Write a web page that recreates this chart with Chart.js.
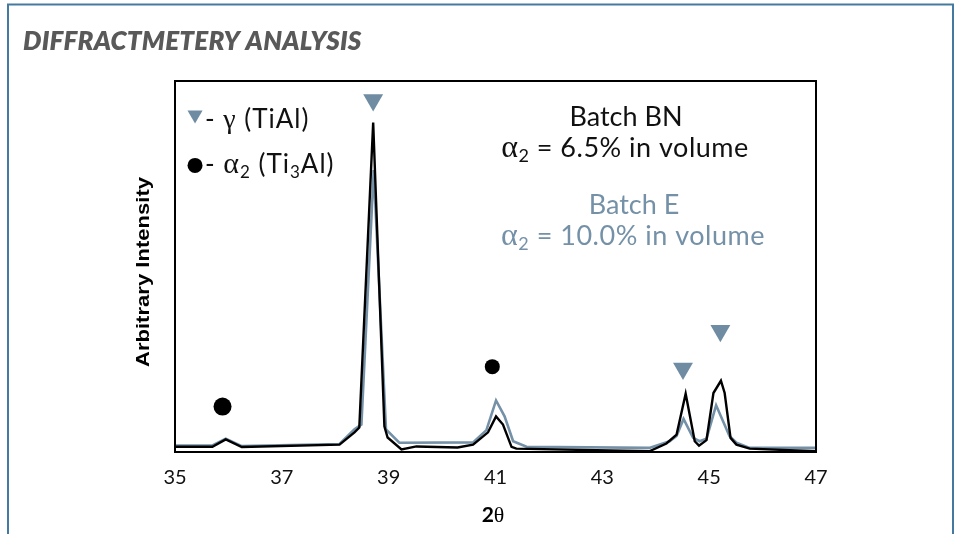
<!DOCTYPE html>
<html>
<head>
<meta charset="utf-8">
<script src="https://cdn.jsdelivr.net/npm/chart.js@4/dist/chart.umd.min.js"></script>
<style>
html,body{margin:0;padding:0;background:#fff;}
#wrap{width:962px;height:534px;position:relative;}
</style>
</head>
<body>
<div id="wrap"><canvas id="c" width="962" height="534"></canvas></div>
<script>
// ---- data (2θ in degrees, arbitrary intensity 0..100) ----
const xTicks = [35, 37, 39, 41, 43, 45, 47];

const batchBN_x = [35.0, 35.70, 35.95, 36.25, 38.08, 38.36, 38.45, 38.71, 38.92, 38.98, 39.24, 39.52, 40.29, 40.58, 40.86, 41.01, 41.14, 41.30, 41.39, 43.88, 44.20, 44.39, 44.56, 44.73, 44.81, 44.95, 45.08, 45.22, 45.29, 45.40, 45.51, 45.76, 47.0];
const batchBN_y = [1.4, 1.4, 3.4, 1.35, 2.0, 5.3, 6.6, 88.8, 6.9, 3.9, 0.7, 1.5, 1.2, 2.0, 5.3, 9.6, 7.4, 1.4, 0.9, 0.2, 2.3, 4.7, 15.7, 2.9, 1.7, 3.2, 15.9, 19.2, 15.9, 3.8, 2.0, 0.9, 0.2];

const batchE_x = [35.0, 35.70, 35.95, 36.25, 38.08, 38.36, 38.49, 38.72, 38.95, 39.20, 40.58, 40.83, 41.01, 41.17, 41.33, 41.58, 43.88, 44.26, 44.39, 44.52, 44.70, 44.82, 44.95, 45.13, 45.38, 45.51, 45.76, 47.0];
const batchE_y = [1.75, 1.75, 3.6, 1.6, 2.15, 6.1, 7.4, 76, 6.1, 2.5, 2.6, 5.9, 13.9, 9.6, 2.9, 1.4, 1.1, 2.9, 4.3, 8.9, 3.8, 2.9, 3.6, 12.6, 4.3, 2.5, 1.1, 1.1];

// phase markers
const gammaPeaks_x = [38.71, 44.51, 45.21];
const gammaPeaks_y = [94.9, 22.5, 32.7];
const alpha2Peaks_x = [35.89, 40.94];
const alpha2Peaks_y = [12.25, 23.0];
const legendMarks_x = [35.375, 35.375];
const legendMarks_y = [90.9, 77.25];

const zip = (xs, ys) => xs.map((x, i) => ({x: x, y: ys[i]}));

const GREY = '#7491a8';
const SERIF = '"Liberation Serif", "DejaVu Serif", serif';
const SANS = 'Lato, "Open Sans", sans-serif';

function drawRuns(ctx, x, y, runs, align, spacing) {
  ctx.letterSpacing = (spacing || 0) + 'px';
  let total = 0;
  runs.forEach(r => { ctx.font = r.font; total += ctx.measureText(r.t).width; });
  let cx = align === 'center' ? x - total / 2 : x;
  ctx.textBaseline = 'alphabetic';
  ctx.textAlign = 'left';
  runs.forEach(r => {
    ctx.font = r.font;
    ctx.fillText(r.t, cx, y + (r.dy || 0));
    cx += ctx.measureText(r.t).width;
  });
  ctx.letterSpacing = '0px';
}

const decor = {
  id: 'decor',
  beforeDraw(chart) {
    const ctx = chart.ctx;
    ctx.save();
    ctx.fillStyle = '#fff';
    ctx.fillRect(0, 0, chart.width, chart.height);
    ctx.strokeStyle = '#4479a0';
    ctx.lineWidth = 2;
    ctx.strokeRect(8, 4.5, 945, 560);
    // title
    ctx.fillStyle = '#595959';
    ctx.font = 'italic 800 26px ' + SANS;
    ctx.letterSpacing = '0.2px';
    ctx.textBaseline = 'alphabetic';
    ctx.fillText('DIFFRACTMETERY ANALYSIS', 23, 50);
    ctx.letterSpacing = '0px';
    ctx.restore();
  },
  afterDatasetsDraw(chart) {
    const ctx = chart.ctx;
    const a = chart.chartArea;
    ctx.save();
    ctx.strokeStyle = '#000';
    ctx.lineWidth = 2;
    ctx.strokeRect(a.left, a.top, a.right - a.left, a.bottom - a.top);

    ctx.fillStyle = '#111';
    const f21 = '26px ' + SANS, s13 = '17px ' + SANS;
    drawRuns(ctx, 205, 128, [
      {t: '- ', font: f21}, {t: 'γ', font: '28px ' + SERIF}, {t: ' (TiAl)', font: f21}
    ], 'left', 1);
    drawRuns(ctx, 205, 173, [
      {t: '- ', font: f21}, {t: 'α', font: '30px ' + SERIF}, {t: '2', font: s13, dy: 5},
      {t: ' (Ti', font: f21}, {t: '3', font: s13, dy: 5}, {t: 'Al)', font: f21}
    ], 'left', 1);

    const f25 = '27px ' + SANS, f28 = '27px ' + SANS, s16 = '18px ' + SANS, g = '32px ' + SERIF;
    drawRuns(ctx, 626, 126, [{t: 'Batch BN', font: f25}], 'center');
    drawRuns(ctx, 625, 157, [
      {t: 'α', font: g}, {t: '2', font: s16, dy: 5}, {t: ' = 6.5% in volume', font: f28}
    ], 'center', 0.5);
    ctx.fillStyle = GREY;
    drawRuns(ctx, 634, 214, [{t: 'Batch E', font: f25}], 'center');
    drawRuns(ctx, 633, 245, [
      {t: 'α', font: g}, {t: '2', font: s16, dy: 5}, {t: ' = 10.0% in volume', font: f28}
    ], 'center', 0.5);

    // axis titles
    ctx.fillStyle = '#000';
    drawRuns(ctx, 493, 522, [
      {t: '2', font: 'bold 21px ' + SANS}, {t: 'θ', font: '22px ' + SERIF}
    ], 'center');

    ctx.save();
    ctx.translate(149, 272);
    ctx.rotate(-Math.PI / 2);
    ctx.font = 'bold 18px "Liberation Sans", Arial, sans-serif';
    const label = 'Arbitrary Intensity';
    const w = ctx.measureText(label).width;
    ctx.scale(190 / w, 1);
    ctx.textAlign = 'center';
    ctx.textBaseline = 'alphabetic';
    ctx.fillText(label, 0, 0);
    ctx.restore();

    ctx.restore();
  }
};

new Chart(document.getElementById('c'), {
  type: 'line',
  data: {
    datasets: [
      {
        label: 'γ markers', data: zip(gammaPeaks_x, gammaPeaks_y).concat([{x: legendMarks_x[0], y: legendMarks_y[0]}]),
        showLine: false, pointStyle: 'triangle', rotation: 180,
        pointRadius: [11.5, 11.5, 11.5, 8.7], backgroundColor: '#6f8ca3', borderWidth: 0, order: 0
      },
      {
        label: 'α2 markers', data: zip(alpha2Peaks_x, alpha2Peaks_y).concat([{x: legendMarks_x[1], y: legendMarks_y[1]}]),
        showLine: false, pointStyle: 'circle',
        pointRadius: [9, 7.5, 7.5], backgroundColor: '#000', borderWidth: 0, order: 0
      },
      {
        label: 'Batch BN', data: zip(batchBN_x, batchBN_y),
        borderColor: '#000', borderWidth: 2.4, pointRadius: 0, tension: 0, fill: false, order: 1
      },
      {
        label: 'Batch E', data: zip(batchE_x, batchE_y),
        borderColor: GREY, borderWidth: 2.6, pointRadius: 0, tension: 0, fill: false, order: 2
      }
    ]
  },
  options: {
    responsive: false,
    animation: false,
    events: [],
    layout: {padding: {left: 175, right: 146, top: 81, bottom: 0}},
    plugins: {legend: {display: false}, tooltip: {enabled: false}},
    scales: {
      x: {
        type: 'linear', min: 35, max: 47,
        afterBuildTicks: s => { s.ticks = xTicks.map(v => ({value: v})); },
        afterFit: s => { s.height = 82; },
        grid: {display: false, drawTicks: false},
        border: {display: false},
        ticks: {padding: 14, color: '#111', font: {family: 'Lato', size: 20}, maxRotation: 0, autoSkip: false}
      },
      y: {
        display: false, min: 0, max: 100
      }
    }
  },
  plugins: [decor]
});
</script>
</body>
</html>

------------------------------

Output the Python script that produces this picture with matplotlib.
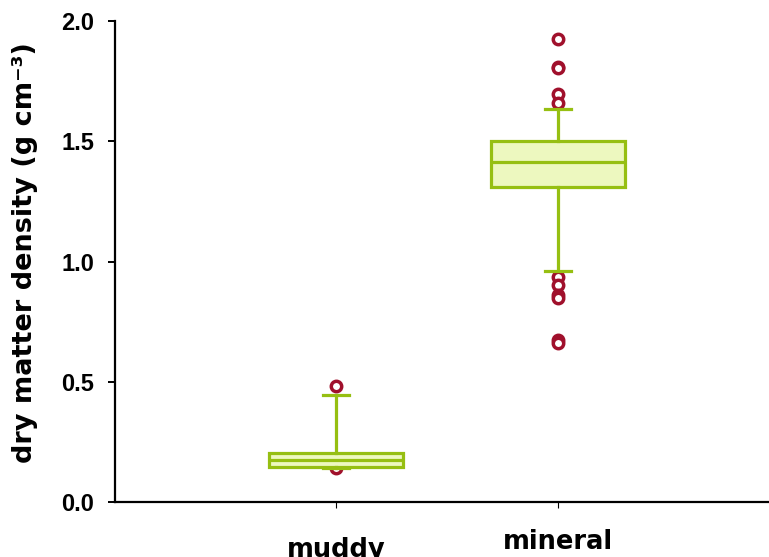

------------------------------

» **Written task**: Select all lines in the listing above where the word "this" appears, and show them.

» **Exercise response**:
Write a web page that recreates this chart with Chart.js.
Output the Python script that produces this picture with matplotlib.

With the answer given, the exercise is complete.